Data items:
'''
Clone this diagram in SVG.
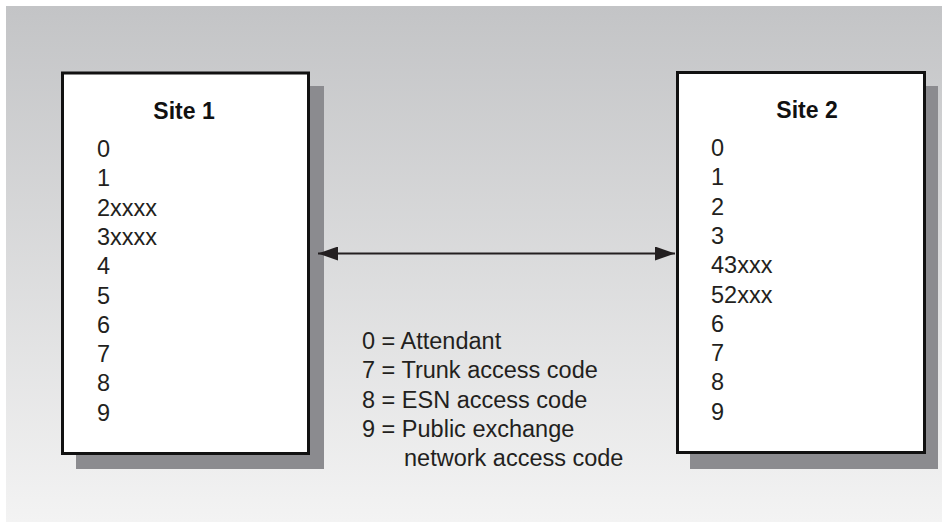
<svg xmlns="http://www.w3.org/2000/svg" width="943" height="522" viewBox="0 0 943 522">
  <defs>
    <linearGradient id="bg" x1="0" y1="0" x2="0" y2="1">
      <stop offset="0" stop-color="#c3c4c6"/>
      <stop offset="1" stop-color="#f3f3f3"/>
    </linearGradient>
    <marker id="ah" viewBox="0 0 20 14" refX="20" refY="7" markerWidth="20" markerHeight="14" markerUnits="userSpaceOnUse" orient="auto-start-reverse">
      <path d="M0,0 L20,7 L0,14 Z" fill="#231f20"/>
    </marker>
    <style>
      .shadow { fill: #8b8b8f; }
      .box { fill: #ffffff; stroke: #111111; stroke-width: 3; }
      .title { font-family: "Liberation Sans", Arial, sans-serif; font-size: 23px; font-weight: bold; fill: #111111; text-anchor: middle; }
      .item { font-family: "Liberation Sans", Arial, sans-serif; font-size: 23.5px; fill: #231f20; }
      .conn { stroke: #231f20; stroke-width: 2.2; fill: none; }
    </style>
  </defs>
  <rect x="0" y="0" width="943" height="522" fill="#ffffff"/>
  <rect x="6" y="6" width="936" height="516" fill="url(#bg)"/>

  <g id="site1">
    <rect class="shadow" x="76" y="86" width="248" height="383"/>
    <rect class="box" x="62.5" y="73" width="246" height="380.5"/>
    <text class="title" x="184" y="119">Site 1</text>
    <text class="item" x="97" y="157">0</text>
    <text class="item" x="97" y="186.3">1</text>
    <text class="item" x="97" y="215.6">2xxxx</text>
    <text class="item" x="97" y="244.9">3xxxx</text>
    <text class="item" x="97" y="274.2">4</text>
    <text class="item" x="97" y="303.5">5</text>
    <text class="item" x="97" y="332.8">6</text>
    <text class="item" x="97" y="362.1">7</text>
    <text class="item" x="97" y="391.4">8</text>
    <text class="item" x="97" y="420.7">9</text>
  </g>

  <g id="site2">
    <rect class="shadow" x="690" y="86" width="248" height="383"/>
    <rect class="box" x="677.5" y="72.5" width="247" height="380"/>
    <text class="title" x="807" y="118">Site 2</text>
    <text class="item" x="711" y="156">0</text>
    <text class="item" x="711" y="185.3">1</text>
    <text class="item" x="711" y="214.6">2</text>
    <text class="item" x="711" y="243.9">3</text>
    <text class="item" x="711" y="273.2">43xxx</text>
    <text class="item" x="711" y="302.5">52xxx</text>
    <text class="item" x="711" y="331.8">6</text>
    <text class="item" x="711" y="361.1">7</text>
    <text class="item" x="711" y="390.4">8</text>
    <text class="item" x="711" y="419.7">9</text>
  </g>

  <g id="connectors">
    <line class="conn" x1="318" y1="253.5" x2="675" y2="253.5" marker-start="url(#ah)" marker-end="url(#ah)"/>
  </g>

  <g id="legend">
    <text class="item" x="362" y="349">0 = Attendant</text>
    <text class="item" x="362" y="378.3">7 = Trunk access code</text>
    <text class="item" x="362" y="407.6">8 = ESN access code</text>
    <text class="item" x="362" y="436.9">9 = Public exchange</text>
    <text class="item" x="404" y="466.2">network access code</text>
  </g>
</svg>
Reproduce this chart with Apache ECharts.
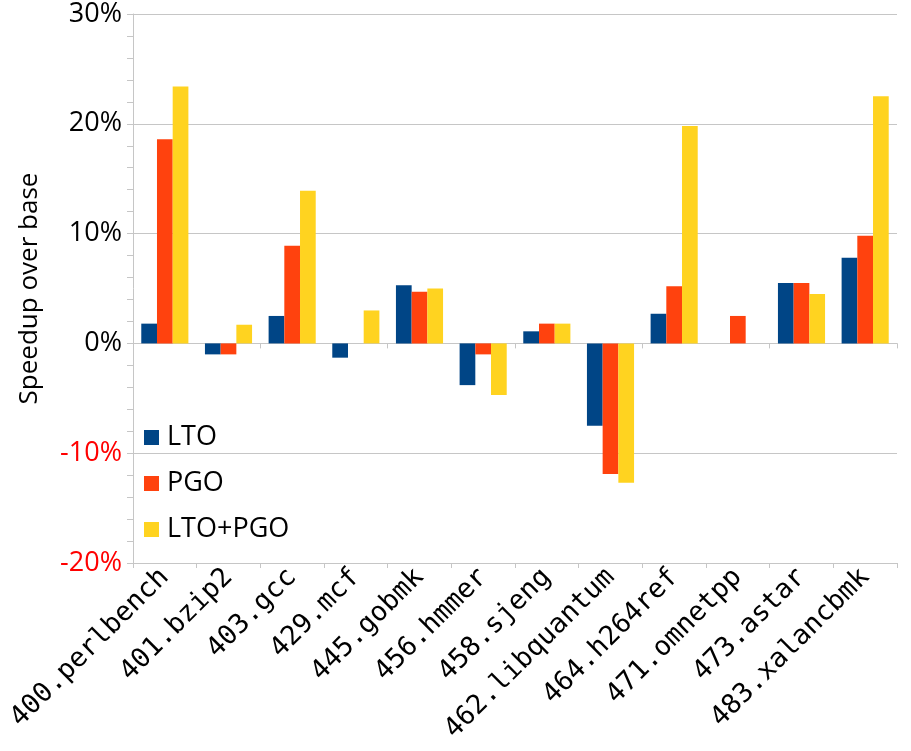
<!DOCTYPE html>
<html>
<head>
<meta charset="utf-8">
<script src="https://cdn.jsdelivr.net/npm/echarts@6/dist/echarts.min.js"></script>
<style>
  html, body { margin: 0; padding: 0; background: #fff; }
  #chart { width: 911px; height: 751px; }
</style>
</head>
<body>
<div id="chart"></div>
<script>
// SPEC CPU2006 benchmarks
const benchmarks = [
  '400.perlbench', '401.bzip2', '403.gcc', '429.mcf', '445.gobmk', '456.hmmer',
  '458.sjeng', '462.libquantum', '464.h264ref', '471.omnetpp', '473.astar', '483.xalancbmk'
];

// Speedup over base, in percent
const lto    = [1.8, -1.0, 2.5, -1.3, 5.3, -3.8, 1.1, -7.5, 2.7, 0, 5.5, 7.8];
const pgo    = [18.6, -1.0, 8.9, 0, 4.7, -1.0, 1.8, -11.9, 5.2, 2.5, 5.5, 9.8];
const ltoPgo = [23.4, 1.7, 13.9, 3.0, 5.0, -4.7, 1.8, -12.7, 19.8, 0, 4.5, 22.5];

// y axis range and step
const yMin = -20, yMax = 30, yStep = 10;

const chart = echarts.init(document.getElementById('chart'), null, { renderer: 'canvas' });

const gridColor = '#c6c6c6';
const sansFont = '"Open Sans", "DejaVu Sans", sans-serif';

function bar(name, data, color) {
  return {
    name: name,
    type: 'bar',
    xAxisIndex: 0,
    data: data,
    barGap: '0%',
    barCategoryGap: '26%',
    itemStyle: { color: color },
    emphasis: { disabled: true }
  };
}

chart.setOption({
  animation: false,
  backgroundColor: '#ffffff',
  grid: { left: 133, right: 14, top: 14, bottom: 188, containLabel: false },
  legend: {
    orient: 'vertical',
    left: 144,
    top: 424,
    padding: 0,
    itemWidth: 15,
    itemHeight: 15,
    itemGap: 19,
    icon: 'rect',
    textStyle: { fontFamily: sansFont, fontSize: 27, color: '#000', lineHeight: 26, padding: [0, 0, 0, 3] },
    data: ['LTO', 'PGO', 'LTO+PGO']
  },
  xAxis: [
    {
      type: 'category',
      data: benchmarks,
      position: 'bottom',
      axisLine: { onZero: false, lineStyle: { color: gridColor, width: 1 } },
      axisTick: { show: true, length: 5, lineStyle: { color: gridColor } },
      axisLabel: {
        rotate: 45,
        margin: 10,
        fontFamily: '"DejaVu Sans Mono", monospace',
        fontSize: 27,
        color: '#000'
      },
      splitLine: { show: false }
    },
    {
      type: 'category',
      data: benchmarks,
      position: 'bottom',
      axisLine: { onZero: true, lineStyle: { color: gridColor, width: 1 } },
      axisTick: { show: true, length: 5, lineStyle: { color: gridColor } },
      axisLabel: { show: false },
      splitLine: { show: false }
    }
  ],
  yAxis: {
    type: 'value',
    min: yMin,
    max: yMax,
    interval: yStep,
    name: 'Speedup over base',
    nameLocation: 'middle',
    nameGap: 90,
    nameTextStyle: { fontFamily: sansFont, fontSize: 26, color: '#000' },
    axisLine: { show: true, lineStyle: { color: gridColor } },
    axisTick: { show: true, length: 6, lineStyle: { color: gridColor } },
    minorTick: { show: true, splitNumber: 5, length: 6, lineStyle: { color: gridColor } },
    splitLine: { show: true, lineStyle: { color: gridColor, width: 1 } },
    axisLabel: {
      margin: 11,
      formatter: function (v) {
        return (v < 0 ? '{neg|' : '{pos|') + v + '%}';
      },
      rich: {
        pos: { fontFamily: sansFont, fontSize: 27, color: '#000' },
        neg: { fontFamily: sansFont, fontSize: 27, color: '#ff0000' }
      }
    }
  },
  series: [
    bar('LTO', lto, '#004586'),
    bar('PGO', pgo, '#ff420e'),
    bar('LTO+PGO', ltoPgo, '#ffd320')
  ]
});
</script>
</body>
</html>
'''
▶ [TASK TO COMPLETE]:
Leave out the pictures, and give all the records again exactly.

▶ [THE RESPONSE]:
Clone this diagram in SVG.
<svg xmlns="http://www.w3.org/2000/svg" width="943" height="522" viewBox="0 0 943 522">
  <defs>
    <linearGradient id="bg" x1="0" y1="0" x2="0" y2="1">
      <stop offset="0" stop-color="#c3c4c6"/>
      <stop offset="1" stop-color="#f3f3f3"/>
    </linearGradient>
    <marker id="ah" viewBox="0 0 20 14" refX="20" refY="7" markerWidth="20" markerHeight="14" markerUnits="userSpaceOnUse" orient="auto-start-reverse">
      <path d="M0,0 L20,7 L0,14 Z" fill="#231f20"/>
    </marker>
    <style>
      .shadow { fill: #8b8b8f; }
      .box { fill: #ffffff; stroke: #111111; stroke-width: 3; }
      .title { font-family: "Liberation Sans", Arial, sans-serif; font-size: 23px; font-weight: bold; fill: #111111; text-anchor: middle; }
      .item { font-family: "Liberation Sans", Arial, sans-serif; font-size: 23.5px; fill: #231f20; }
      .conn { stroke: #231f20; stroke-width: 2.2; fill: none; }
    </style>
  </defs>
  <rect x="0" y="0" width="943" height="522" fill="#ffffff"/>
  <rect x="6" y="6" width="936" height="516" fill="url(#bg)"/>

  <g id="site1">
    <rect class="shadow" x="76" y="86" width="248" height="383"/>
    <rect class="box" x="62.5" y="73" width="246" height="380.5"/>
    <text class="title" x="184" y="119">Site 1</text>
    <text class="item" x="97" y="157">0</text>
    <text class="item" x="97" y="186.3">1</text>
    <text class="item" x="97" y="215.6">2xxxx</text>
    <text class="item" x="97" y="244.9">3xxxx</text>
    <text class="item" x="97" y="274.2">4</text>
    <text class="item" x="97" y="303.5">5</text>
    <text class="item" x="97" y="332.8">6</text>
    <text class="item" x="97" y="362.1">7</text>
    <text class="item" x="97" y="391.4">8</text>
    <text class="item" x="97" y="420.7">9</text>
  </g>

  <g id="site2">
    <rect class="shadow" x="690" y="86" width="248" height="383"/>
    <rect class="box" x="677.5" y="72.5" width="247" height="380"/>
    <text class="title" x="807" y="118">Site 2</text>
    <text class="item" x="711" y="156">0</text>
    <text class="item" x="711" y="185.3">1</text>
    <text class="item" x="711" y="214.6">2</text>
    <text class="item" x="711" y="243.9">3</text>
    <text class="item" x="711" y="273.2">43xxx</text>
    <text class="item" x="711" y="302.5">52xxx</text>
    <text class="item" x="711" y="331.8">6</text>
    <text class="item" x="711" y="361.1">7</text>
    <text class="item" x="711" y="390.4">8</text>
    <text class="item" x="711" y="419.7">9</text>
  </g>

  <g id="connectors">
    <line class="conn" x1="318" y1="253.5" x2="675" y2="253.5" marker-start="url(#ah)" marker-end="url(#ah)"/>
  </g>

  <g id="legend">
    <text class="item" x="362" y="349">0 = Attendant</text>
    <text class="item" x="362" y="378.3">7 = Trunk access code</text>
    <text class="item" x="362" y="407.6">8 = ESN access code</text>
    <text class="item" x="362" y="436.9">9 = Public exchange</text>
    <text class="item" x="404" y="466.2">network access code</text>
  </g>
</svg>
Reproduce this chart with Apache ECharts.
<!DOCTYPE html>
<html>
<head>
<meta charset="utf-8">
<script src="https://cdn.jsdelivr.net/npm/echarts@6/dist/echarts.min.js"></script>
<style>
  html, body { margin: 0; padding: 0; background: #fff; }
  #chart { width: 911px; height: 751px; }
</style>
</head>
<body>
<div id="chart"></div>
<script>
// SPEC CPU2006 benchmarks
const benchmarks = [
  '400.perlbench', '401.bzip2', '403.gcc', '429.mcf', '445.gobmk', '456.hmmer',
  '458.sjeng', '462.libquantum', '464.h264ref', '471.omnetpp', '473.astar', '483.xalancbmk'
];

// Speedup over base, in percent
const lto    = [1.8, -1.0, 2.5, -1.3, 5.3, -3.8, 1.1, -7.5, 2.7, 0, 5.5, 7.8];
const pgo    = [18.6, -1.0, 8.9, 0, 4.7, -1.0, 1.8, -11.9, 5.2, 2.5, 5.5, 9.8];
const ltoPgo = [23.4, 1.7, 13.9, 3.0, 5.0, -4.7, 1.8, -12.7, 19.8, 0, 4.5, 22.5];

// y axis range and step
const yMin = -20, yMax = 30, yStep = 10;

const chart = echarts.init(document.getElementById('chart'), null, { renderer: 'canvas' });

const gridColor = '#c6c6c6';
const sansFont = '"Open Sans", "DejaVu Sans", sans-serif';

function bar(name, data, color) {
  return {
    name: name,
    type: 'bar',
    xAxisIndex: 0,
    data: data,
    barGap: '0%',
    barCategoryGap: '26%',
    itemStyle: { color: color },
    emphasis: { disabled: true }
  };
}

chart.setOption({
  animation: false,
  backgroundColor: '#ffffff',
  grid: { left: 133, right: 14, top: 14, bottom: 188, containLabel: false },
  legend: {
    orient: 'vertical',
    left: 144,
    top: 424,
    padding: 0,
    itemWidth: 15,
    itemHeight: 15,
    itemGap: 19,
    icon: 'rect',
    textStyle: { fontFamily: sansFont, fontSize: 27, color: '#000', lineHeight: 26, padding: [0, 0, 0, 3] },
    data: ['LTO', 'PGO', 'LTO+PGO']
  },
  xAxis: [
    {
      type: 'category',
      data: benchmarks,
      position: 'bottom',
      axisLine: { onZero: false, lineStyle: { color: gridColor, width: 1 } },
      axisTick: { show: true, length: 5, lineStyle: { color: gridColor } },
      axisLabel: {
        rotate: 45,
        margin: 10,
        fontFamily: '"DejaVu Sans Mono", monospace',
        fontSize: 27,
        color: '#000'
      },
      splitLine: { show: false }
    },
    {
      type: 'category',
      data: benchmarks,
      position: 'bottom',
      axisLine: { onZero: true, lineStyle: { color: gridColor, width: 1 } },
      axisTick: { show: true, length: 5, lineStyle: { color: gridColor } },
      axisLabel: { show: false },
      splitLine: { show: false }
    }
  ],
  yAxis: {
    type: 'value',
    min: yMin,
    max: yMax,
    interval: yStep,
    name: 'Speedup over base',
    nameLocation: 'middle',
    nameGap: 90,
    nameTextStyle: { fontFamily: sansFont, fontSize: 26, color: '#000' },
    axisLine: { show: true, lineStyle: { color: gridColor } },
    axisTick: { show: true, length: 6, lineStyle: { color: gridColor } },
    minorTick: { show: true, splitNumber: 5, length: 6, lineStyle: { color: gridColor } },
    splitLine: { show: true, lineStyle: { color: gridColor, width: 1 } },
    axisLabel: {
      margin: 11,
      formatter: function (v) {
        return (v < 0 ? '{neg|' : '{pos|') + v + '%}';
      },
      rich: {
        pos: { fontFamily: sansFont, fontSize: 27, color: '#000' },
        neg: { fontFamily: sansFont, fontSize: 27, color: '#ff0000' }
      }
    }
  },
  series: [
    bar('LTO', lto, '#004586'),
    bar('PGO', pgo, '#ff420e'),
    bar('LTO+PGO', ltoPgo, '#ffd320')
  ]
});
</script>
</body>
</html>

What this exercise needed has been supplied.